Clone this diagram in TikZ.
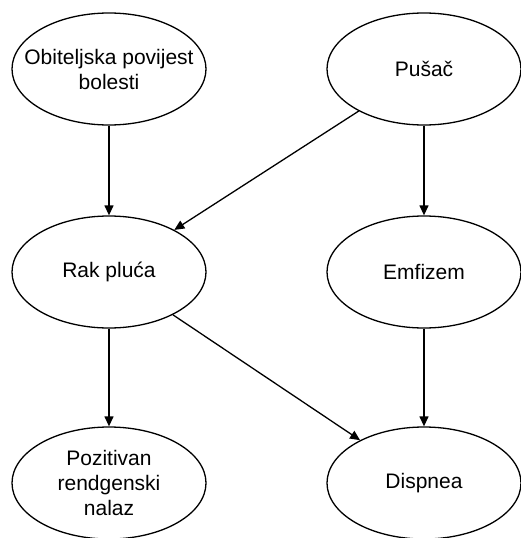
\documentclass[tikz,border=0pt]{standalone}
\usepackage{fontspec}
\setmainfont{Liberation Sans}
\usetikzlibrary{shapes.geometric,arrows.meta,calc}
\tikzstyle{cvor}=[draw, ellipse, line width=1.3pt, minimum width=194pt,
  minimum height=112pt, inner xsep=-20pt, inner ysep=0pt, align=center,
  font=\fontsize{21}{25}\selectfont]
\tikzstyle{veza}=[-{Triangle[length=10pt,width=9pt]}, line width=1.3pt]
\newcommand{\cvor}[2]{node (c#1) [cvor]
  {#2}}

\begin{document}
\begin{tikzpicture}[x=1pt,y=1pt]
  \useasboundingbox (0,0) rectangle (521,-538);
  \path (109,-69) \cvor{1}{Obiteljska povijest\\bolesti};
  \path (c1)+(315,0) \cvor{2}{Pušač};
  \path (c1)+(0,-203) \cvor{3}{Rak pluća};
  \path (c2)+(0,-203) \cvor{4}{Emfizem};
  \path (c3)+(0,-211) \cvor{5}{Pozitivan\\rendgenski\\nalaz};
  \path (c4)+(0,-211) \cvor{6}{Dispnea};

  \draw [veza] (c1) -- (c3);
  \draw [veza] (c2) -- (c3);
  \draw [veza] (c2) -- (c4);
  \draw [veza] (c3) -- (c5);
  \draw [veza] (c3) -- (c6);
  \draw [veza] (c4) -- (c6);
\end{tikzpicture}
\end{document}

# WORK INSTRUCTIONS
Omit every picture, then reproduce the rest of the listing exactly.

# THE REPLY
Clone this diagram in TikZ.
\documentclass[tikz,border=0pt]{standalone}
\usepackage{fontspec}
\setmainfont{Liberation Sans}
\usetikzlibrary{shapes.geometric,arrows.meta,calc}
\tikzstyle{cvor}=[draw, ellipse, line width=1.3pt, minimum width=194pt,
  minimum height=112pt, inner xsep=-20pt, inner ysep=0pt, align=center,
  font=\fontsize{21}{25}\selectfont]
\tikzstyle{veza}=[-{Triangle[length=10pt,width=9pt]}, line width=1.3pt]
\newcommand{\cvor}[2]{node (c#1) [cvor]
  {#2}}

\begin{document}
\begin{tikzpicture}[x=1pt,y=1pt]
  \useasboundingbox (0,0) rectangle (521,-538);
  \path (109,-69) \cvor{1}{Obiteljska povijest\\bolesti};
  \path (c1)+(315,0) \cvor{2}{Pušač};
  \path (c1)+(0,-203) \cvor{3}{Rak pluća};
  \path (c2)+(0,-203) \cvor{4}{Emfizem};
  \path (c3)+(0,-211) \cvor{5}{Pozitivan\\rendgenski\\nalaz};
  \path (c4)+(0,-211) \cvor{6}{Dispnea};

  \draw [veza] (c1) -- (c3);
  \draw [veza] (c2) -- (c3);
  \draw [veza] (c2) -- (c4);
  \draw [veza] (c3) -- (c5);
  \draw [veza] (c3) -- (c6);
  \draw [veza] (c4) -- (c6);
\end{tikzpicture}
\end{document}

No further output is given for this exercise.